=== TASK REQUIREMENTS ===
Could the lines from the start of the data through the line with "ax.plot(zn_t, zn_r, color='black', linewidth=1, label='Ziegler" be set down exactly, with no pictures among them?

(begin)

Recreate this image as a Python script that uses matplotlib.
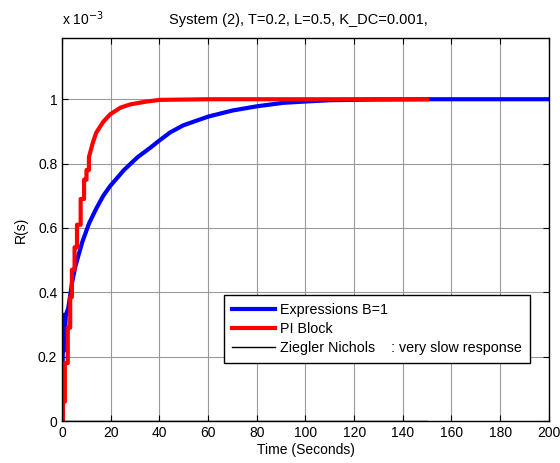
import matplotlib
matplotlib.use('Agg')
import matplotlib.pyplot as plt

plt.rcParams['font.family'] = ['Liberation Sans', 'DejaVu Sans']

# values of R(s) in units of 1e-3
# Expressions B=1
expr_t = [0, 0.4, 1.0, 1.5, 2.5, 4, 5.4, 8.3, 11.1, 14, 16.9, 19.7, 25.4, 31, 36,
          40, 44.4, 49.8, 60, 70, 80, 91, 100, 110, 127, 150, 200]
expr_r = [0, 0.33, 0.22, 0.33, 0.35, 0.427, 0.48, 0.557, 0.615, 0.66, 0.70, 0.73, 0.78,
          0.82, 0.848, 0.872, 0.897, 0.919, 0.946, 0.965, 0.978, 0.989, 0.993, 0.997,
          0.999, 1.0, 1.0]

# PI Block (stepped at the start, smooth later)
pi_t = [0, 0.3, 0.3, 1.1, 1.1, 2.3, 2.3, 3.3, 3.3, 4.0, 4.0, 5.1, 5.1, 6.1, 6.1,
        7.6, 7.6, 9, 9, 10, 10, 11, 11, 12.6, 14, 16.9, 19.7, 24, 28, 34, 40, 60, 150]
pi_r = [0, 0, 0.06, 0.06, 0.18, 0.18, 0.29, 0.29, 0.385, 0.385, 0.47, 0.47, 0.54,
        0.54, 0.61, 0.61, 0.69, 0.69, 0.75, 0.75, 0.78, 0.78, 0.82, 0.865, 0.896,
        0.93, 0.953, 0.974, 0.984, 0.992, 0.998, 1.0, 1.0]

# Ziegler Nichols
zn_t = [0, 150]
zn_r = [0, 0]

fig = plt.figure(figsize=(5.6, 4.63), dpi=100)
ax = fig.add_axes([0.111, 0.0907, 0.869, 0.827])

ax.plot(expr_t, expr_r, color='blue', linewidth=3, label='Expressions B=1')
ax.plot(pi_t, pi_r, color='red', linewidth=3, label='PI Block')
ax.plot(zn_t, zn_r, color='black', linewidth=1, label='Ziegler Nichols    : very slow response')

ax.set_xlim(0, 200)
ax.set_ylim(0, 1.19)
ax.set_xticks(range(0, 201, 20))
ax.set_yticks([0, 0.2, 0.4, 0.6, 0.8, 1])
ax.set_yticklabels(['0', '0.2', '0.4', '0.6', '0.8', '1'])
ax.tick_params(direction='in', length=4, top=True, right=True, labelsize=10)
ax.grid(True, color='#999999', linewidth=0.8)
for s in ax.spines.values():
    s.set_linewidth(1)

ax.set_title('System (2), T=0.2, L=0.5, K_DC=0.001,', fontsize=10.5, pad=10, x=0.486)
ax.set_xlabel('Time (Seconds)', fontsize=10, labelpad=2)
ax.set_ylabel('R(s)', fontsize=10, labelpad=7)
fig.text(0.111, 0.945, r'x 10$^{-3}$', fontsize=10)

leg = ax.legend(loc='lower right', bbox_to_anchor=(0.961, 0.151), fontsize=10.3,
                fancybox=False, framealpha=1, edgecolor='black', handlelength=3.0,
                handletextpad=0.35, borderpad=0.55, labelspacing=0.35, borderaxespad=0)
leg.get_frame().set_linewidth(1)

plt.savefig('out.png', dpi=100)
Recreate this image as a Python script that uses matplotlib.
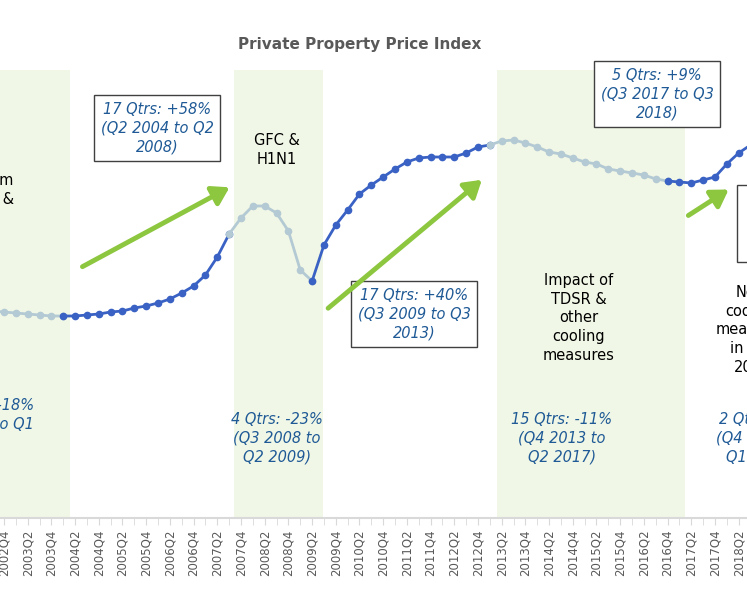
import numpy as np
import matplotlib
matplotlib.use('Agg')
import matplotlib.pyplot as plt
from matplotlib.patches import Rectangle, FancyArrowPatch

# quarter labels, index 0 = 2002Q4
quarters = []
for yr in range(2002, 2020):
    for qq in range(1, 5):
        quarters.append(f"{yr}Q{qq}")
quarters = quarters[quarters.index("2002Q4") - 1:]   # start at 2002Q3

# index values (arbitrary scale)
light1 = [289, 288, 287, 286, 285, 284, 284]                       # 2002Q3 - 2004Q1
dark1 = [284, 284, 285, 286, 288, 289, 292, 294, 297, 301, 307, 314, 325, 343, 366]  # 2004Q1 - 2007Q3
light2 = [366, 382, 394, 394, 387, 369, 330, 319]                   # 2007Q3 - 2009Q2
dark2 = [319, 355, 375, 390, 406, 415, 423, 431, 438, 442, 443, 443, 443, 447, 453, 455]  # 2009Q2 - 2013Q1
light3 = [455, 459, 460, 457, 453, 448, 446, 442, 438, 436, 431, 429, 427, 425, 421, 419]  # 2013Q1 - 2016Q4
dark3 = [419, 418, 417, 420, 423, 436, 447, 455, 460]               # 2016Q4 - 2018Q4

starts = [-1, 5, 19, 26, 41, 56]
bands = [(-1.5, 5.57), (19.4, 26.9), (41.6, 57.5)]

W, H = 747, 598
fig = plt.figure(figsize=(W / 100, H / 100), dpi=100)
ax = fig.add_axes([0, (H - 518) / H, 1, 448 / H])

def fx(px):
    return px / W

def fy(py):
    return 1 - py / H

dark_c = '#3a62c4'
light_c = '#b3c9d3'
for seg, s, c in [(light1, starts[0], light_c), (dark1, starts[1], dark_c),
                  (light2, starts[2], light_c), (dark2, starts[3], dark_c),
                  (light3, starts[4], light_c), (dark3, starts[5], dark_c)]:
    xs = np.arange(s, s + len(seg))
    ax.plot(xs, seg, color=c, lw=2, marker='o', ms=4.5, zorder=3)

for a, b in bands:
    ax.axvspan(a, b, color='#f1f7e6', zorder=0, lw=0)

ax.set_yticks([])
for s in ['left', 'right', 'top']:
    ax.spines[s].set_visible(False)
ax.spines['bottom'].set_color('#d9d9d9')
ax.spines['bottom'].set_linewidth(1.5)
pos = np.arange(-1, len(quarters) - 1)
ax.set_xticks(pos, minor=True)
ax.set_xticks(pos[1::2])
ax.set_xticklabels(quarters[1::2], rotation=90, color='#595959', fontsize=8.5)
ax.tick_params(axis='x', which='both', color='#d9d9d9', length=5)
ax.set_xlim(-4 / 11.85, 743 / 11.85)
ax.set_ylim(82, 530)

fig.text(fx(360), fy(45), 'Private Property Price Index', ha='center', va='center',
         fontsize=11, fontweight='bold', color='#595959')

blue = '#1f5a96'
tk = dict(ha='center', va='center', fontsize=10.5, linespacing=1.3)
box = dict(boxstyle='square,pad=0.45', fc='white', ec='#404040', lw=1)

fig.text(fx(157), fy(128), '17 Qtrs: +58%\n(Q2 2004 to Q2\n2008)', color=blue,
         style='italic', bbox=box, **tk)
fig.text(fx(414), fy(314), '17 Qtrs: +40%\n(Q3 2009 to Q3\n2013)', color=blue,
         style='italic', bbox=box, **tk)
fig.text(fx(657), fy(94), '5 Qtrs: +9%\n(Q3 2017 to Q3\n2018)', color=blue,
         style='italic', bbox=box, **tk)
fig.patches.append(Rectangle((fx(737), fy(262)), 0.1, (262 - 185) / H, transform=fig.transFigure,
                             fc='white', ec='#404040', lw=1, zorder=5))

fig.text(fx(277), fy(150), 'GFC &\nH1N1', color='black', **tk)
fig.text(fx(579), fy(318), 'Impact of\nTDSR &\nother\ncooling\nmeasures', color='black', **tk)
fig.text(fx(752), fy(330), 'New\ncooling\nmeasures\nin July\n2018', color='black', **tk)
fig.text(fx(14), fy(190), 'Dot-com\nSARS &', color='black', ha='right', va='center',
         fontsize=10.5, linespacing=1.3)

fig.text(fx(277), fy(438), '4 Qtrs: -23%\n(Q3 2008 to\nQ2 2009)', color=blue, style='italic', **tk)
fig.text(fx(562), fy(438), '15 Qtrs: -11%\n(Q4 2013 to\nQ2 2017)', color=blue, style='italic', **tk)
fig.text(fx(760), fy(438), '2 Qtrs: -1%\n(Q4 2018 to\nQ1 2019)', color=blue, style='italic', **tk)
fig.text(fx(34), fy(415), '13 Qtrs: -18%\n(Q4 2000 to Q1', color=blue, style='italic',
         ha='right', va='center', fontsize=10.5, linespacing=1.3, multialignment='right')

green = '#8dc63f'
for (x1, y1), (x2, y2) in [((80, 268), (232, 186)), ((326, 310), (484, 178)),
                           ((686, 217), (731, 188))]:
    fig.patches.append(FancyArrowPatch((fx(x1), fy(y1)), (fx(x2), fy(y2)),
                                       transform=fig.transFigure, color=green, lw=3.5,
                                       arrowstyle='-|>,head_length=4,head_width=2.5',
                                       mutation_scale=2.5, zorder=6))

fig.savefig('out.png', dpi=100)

(end)

=== SOLVED EXERCISE ===
Recreate this image as a Python script that uses matplotlib.
import matplotlib
matplotlib.use('Agg')
import matplotlib.pyplot as plt

plt.rcParams['font.family'] = ['Liberation Sans', 'DejaVu Sans']

# values of R(s) in units of 1e-3
# Expressions B=1
expr_t = [0, 0.4, 1.0, 1.5, 2.5, 4, 5.4, 8.3, 11.1, 14, 16.9, 19.7, 25.4, 31, 36,
          40, 44.4, 49.8, 60, 70, 80, 91, 100, 110, 127, 150, 200]
expr_r = [0, 0.33, 0.22, 0.33, 0.35, 0.427, 0.48, 0.557, 0.615, 0.66, 0.70, 0.73, 0.78,
          0.82, 0.848, 0.872, 0.897, 0.919, 0.946, 0.965, 0.978, 0.989, 0.993, 0.997,
          0.999, 1.0, 1.0]

# PI Block (stepped at the start, smooth later)
pi_t = [0, 0.3, 0.3, 1.1, 1.1, 2.3, 2.3, 3.3, 3.3, 4.0, 4.0, 5.1, 5.1, 6.1, 6.1,
        7.6, 7.6, 9, 9, 10, 10, 11, 11, 12.6, 14, 16.9, 19.7, 24, 28, 34, 40, 60, 150]
pi_r = [0, 0, 0.06, 0.06, 0.18, 0.18, 0.29, 0.29, 0.385, 0.385, 0.47, 0.47, 0.54,
        0.54, 0.61, 0.61, 0.69, 0.69, 0.75, 0.75, 0.78, 0.78, 0.82, 0.865, 0.896,
        0.93, 0.953, 0.974, 0.984, 0.992, 0.998, 1.0, 1.0]

# Ziegler Nichols
zn_t = [0, 150]
zn_r = [0, 0]

fig = plt.figure(figsize=(5.6, 4.63), dpi=100)
ax = fig.add_axes([0.111, 0.0907, 0.869, 0.827])

ax.plot(expr_t, expr_r, color='blue', linewidth=3, label='Expressions B=1')
ax.plot(pi_t, pi_r, color='red', linewidth=3, label='PI Block')
ax.plot(zn_t, zn_r, color='black', linewidth=1, label='Ziegler Nichols    : very slow response')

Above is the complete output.